Rebus se inclinó sobre la mesa.
—¿De qué?
—Metió en chirona a muchos conocidos míos a lo largo de los años. ¿Está aquí?
—Se aloja en el Balmoral. —Rebus hizo una pausa—. No me importaría saber quién le paga la cuenta del hotel.
—Y pensar que uno cree haberlo visto todo —dijo Cafferty—. Ahora John Rebus me pide que vaya a indagar el Departamento Especial… Tengo la impresión de que esto no tiene nada que ver con Cyril Colliar.

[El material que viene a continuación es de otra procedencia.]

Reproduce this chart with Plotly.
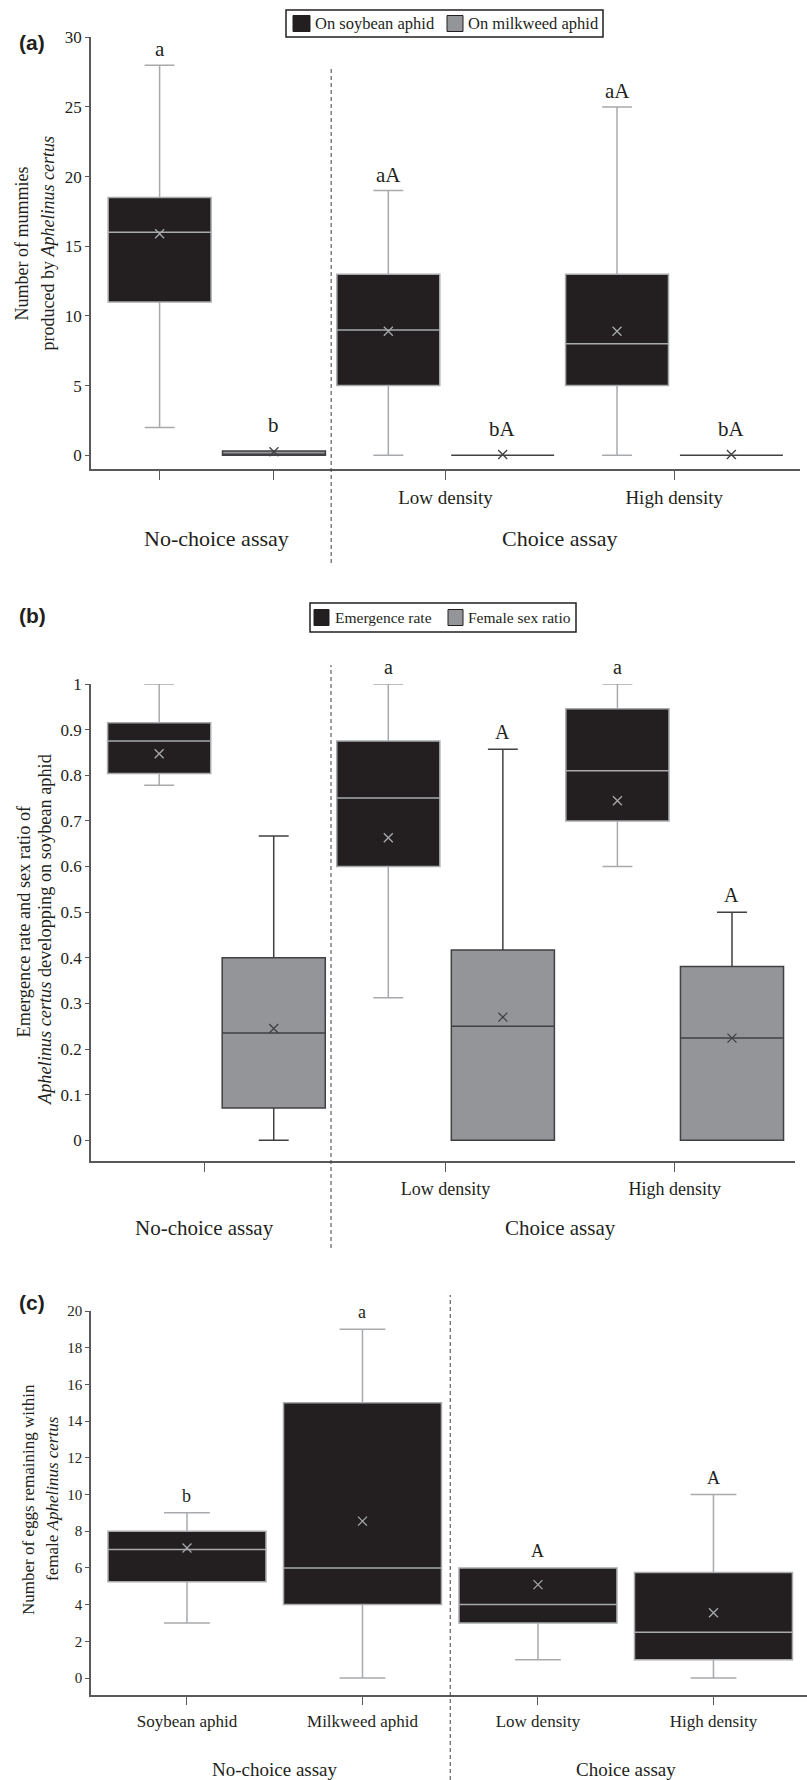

—Ya te he dicho que te lo contaré.
—¿Qué hace en este momento?
—Estoy trabajando.
—¿Nos vemos para tomar una copa?
—No estoy tan sediento.
—Yo tampoco. Era por invitarle.
Rebus reflexionó un instante; casi una tentación. Pero habían colgado. Se sentó y acercó hacia sí un bloc tamaño folio en el que tenía resumidos sus esfuerzos de la tarde.
¿Rencor?
¿Posible víctima?
Acceso a la heroína…
Auchterarder, ¿conexión local?
¿Quién es el próximo?
Entrecerró los ojos mirando la última anotación. Era curioso: igual que el título de un álbum de The Who[2], otro de los preferidos de su hermano Michael. Incluía el tema Won’t Get Fooled Again, que ahora servía de música de fondo al programa CSI. Sintió de pronto ganas de hablar con alguien, tal vez su hija o su mujer. El tirón de la familia. Pensó en Siobhan y en sus padres y trató de no sentirse desairado porque no hubiera querido presentárselos. Ella nunca hablaba de ellos, y la verdad es que no sabía nada de su familia.
—Porque no preguntas —se reprendió en voz alta.
Su móvil le avisó que tenía un mensaje. Remitente: Shiv. Lo abrió.
«¿Puedes venir @ HWG?»
Al Hospital Western General. No había oído ninguna noticia de policías heridos y no había motivos para pensar que ella hubiese estado en Princes Street o aledaños.
«¡Dime si te ha ido bien!»
Marcó de nuevo el número de Siobhan mientras se dirigía al aparcamiento. Sólo daba señal de comunicar. Subió al coche y tiró el móvil sobre el asiento del pasajero, pero sonó al cabo de recorrer unos cincuenta metros. Lo cogió y lo abrió.
—¿Siobhan? —preguntó.
—¿Cómo? —respondió una voz de mujer.
—Diga —dijo entre dientes, conduciendo con una mano.
—Es… Quería hablar… Bueno, es igual.
Se cortó la comunicación. Rebus volvió a tirar el móvil en el asiento, pero rebotó y cayó al suelo. Agarró el volante con las dos manos y pisó fuerte el acelerador.